While the stage production covers most of the basics of Hamilton's story including his infidelity and momentarily touching upon the rumored homosexual relationship with John Laurens, it takes a "poetic license" with many of the facts surrounding Hamilton's life and the history of the United States. It also is unique in other regards including the casting of minorities to portray Caucasians in history and the fact the music is primarily rap, hip hop, and Rhythm and Blues, which is atypical amongst musical scores. Hamilton: An American Musical, created by and originally starring Lin-Manuel Miranda (Mary Poppins Returns) is a refreshing, rare show that has spoken to a whole new demographic of the population not often associated with Broadway fans.

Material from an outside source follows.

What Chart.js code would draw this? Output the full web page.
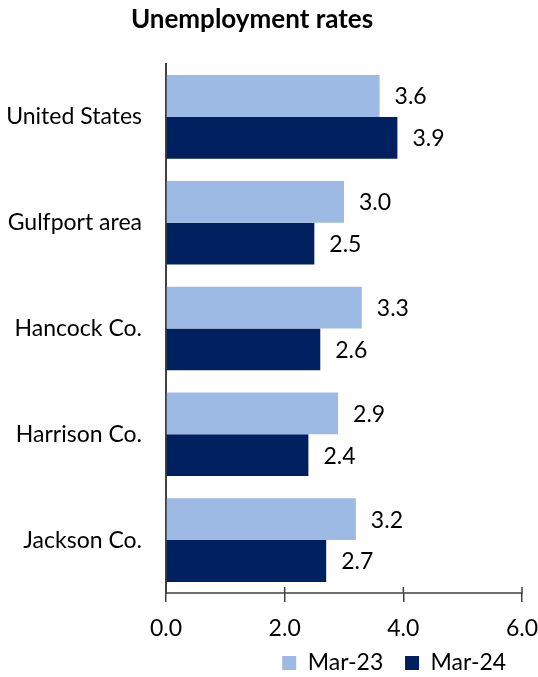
<!DOCTYPE html>
<html>
<head>
<meta charset="utf-8">
<script src="https://cdn.jsdelivr.net/npm/chart.js@4/dist/chart.umd.min.js"></script>
<style>
    html, body { margin: 0; padding: 0; background: #fff; }
    #wrap { width: 538px; height: 677px; }
</style>
</head>
<body>
<div id="wrap"><canvas id="grafica"></canvas></div>
<script>
var categorias = ["United States", "Gulfport area", "Hancock Co.", "Harrison Co.", "Jackson Co."];
var serie1Nombre = "Mar-23";
var serie2Nombre = "Mar-24";
var serie1 = [3.6, 3.0, 3.3, 2.9, 3.2];
var serie2 = [3.9, 2.5, 2.6, 2.4, 2.7];
var ticksX = [0, 2, 4, 6];

var fuente = "Lato, 'Open Sans', sans-serif";

// titulo dibujado a mano para poder moverlo un poco a la izquierda
const tituloPlugin = {
    id: "tituloPlugin",
    afterDraw(chart) {
        const ctx = chart.ctx;
        ctx.save();
        ctx.font = "bold 26px " + fuente;
        ctx.fillStyle = "#000";
        ctx.textAlign = "center";
        ctx.textBaseline = "middle";
        ctx.fillText("Unemployment rates", 252, 20);
        ctx.restore();
    }
};

// linea del eje x con marcas que cruzan la linea (el borde del eje no salia)
const ejeXPlugin = {
    id: "ejeXPlugin",
    afterDraw(chart) {
        const x = chart.scales.x;
        const ctx = chart.ctx;
        ctx.save();
        ctx.strokeStyle = "#404040";
        ctx.lineWidth = 1.5;
        ctx.beginPath();
        ctx.moveTo(x.left - 1, x.top);
        ctx.lineTo(x.right + 0.75, x.top);
        ticksX.forEach(function (v) {
            const px = x.getPixelForValue(v);
            ctx.moveTo(px, x.top - 6);
            ctx.lineTo(px, x.top);
        });
        ctx.stroke();
        ctx.restore();
    }
};

// etiquetas de valor a la derecha de cada barra
const etiquetasPlugin = {
    id: "etiquetasPlugin",
    afterDatasetsDraw(chart) {
        const ctx = chart.ctx;
        ctx.save();
        ctx.font = "23px " + fuente;
        ctx.fillStyle = "#000";
        ctx.textAlign = "left";
        ctx.textBaseline = "middle";
        chart.data.datasets.forEach(function (ds, i) {
            const meta = chart.getDatasetMeta(i);
            meta.data.forEach(function (bar, j) {
                ctx.fillText(ds.data[j].toFixed(1), bar.x + 15, bar.y + 1);
            });
        });
        ctx.restore();
    }
};

const grafica = new Chart(document.getElementById("grafica"), {
    type: "bar",
    data: {
        labels: categorias,
        datasets: [
            {
                label: serie1Nombre,
                data: serie1,
                backgroundColor: "#9dbae4",
                borderWidth: 0,
                categoryPercentage: 0.79,
                barPercentage: 1.0,
            },
            {
                label: serie2Nombre,
                data: serie2,
                backgroundColor: "#002060",
                borderWidth: 0,
                categoryPercentage: 0.79,
                barPercentage: 1.0,
            },
        ],
    },
    options: {
        indexAxis: "y",
        responsive: true,
        maintainAspectRatio: false,
        animation: false,
        layout: { padding: { top: 64, left: 0, right: 0, bottom: -7.5 } },
        plugins: {
            title: { display: false },
            tooltip: { enabled: false },
            legend: {
                position: "bottom",
                align: "end",
                fullSize: false,
                labels: {
                    boxWidth: 14,
                    boxHeight: 14,
                    padding: 10,
                    color: "#000",
                    font: { family: fuente, size: 23 },
                    // espacios al final para separar los items como en el original
                    generateLabels: function (chart) {
                        const items = Chart.defaults.plugins.legend.labels.generateLabels(chart);
                        items[0].text = items[0].text + "  ";
                        items[1].text = items[1].text + " ";
                        return items;
                    },
                },
            },
        },
        scales: {
            x: {
                min: 0,
                max: 6,
                afterBuildTicks: function (scale) {
                    scale.ticks = ticksX.map(function (v) { return { value: v }; });
                },
                afterFit: function (scale) {
                    scale.height = 48.5;
                    scale.paddingLeft = 16;
                    scale.paddingRight = 16;
                },
                grid: {
                    drawOnChartArea: false,
                    drawTicks: true,
                    tickLength: 9,
                    color: "#404040",
                    lineWidth: 1.5,
                },
                border: { display: false },
                ticks: {
                    padding: 13,
                    color: "#000",
                    font: { family: fuente, size: 23 },
                    callback: function (v) { return Number(v).toFixed(1); },
                },
            },
            y: {
                afterFit: function (scale) {
                    scale.width = 166;
                },
                grid: { display: false, tickLength: 0 },
                border: { display: true, color: "#404040", width: 2 },
                ticks: {
                    padding: 24,
                    color: "#000",
                    font: { family: fuente, size: 23 },
                },
            },
        },
    },
    plugins: [tituloPlugin, ejeXPlugin, etiquetasPlugin],
});
</script>
</body>
</html>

Besides Miranda, who is actually one of the weaker links among the performers, the cast is made up of incredibly talented artists who took Miranda's brilliant score and breathed life into it despite being some of the most challenging songs to perform live. As an example, Daveed Diggs (Snowpiercer) who portrays Marquis de Lafayette/Thomas Jefferson, raps 19 words in less than three seconds, which is an incredible feat. Phillipa Soo (The Broken Hearts Gallery) as Hamilton's wife, Eliza, is a delicate songbird with a magical voice whereas Renee Elise Goldsberry (One Life to Live), as Eliza's older sister, Angelica, sings with strength and power. Christopher Jackson (Bull) as George Washington and Leslie Odom, Jr. (Smash) as Aaron Burr also offers incredible performances. Of course, Jonathan Groff (Glee) as King George, steals all of the seven minutes he is on stage.
Director Thomas Kail (Grease Live!) utilizes the crane to offer some close-up shots of the characters that one would normally never have the opportunity to see in a live stage performance. He also does a good job, for the most part, of blending the live audience moments with those shot to an empty house. Unfortunately, the amazing orchestra and singers betray the mixing of the two and there are several moments the viewer can tell the difference aurally of what was filmed before an audience.
There is no doubt, Miranda, the cast, and Kail (along with choreographer Andy Blankenbuhler; Cats) turned Broadway upside down and challenged the idea of the traditional musical when it debuted. It is a natural progression to film it as a movie and, luckily, it is very well done offering those that don't have the opportunity to see it live the chance to experience the magic that has set a higher bar for Broadway musicals.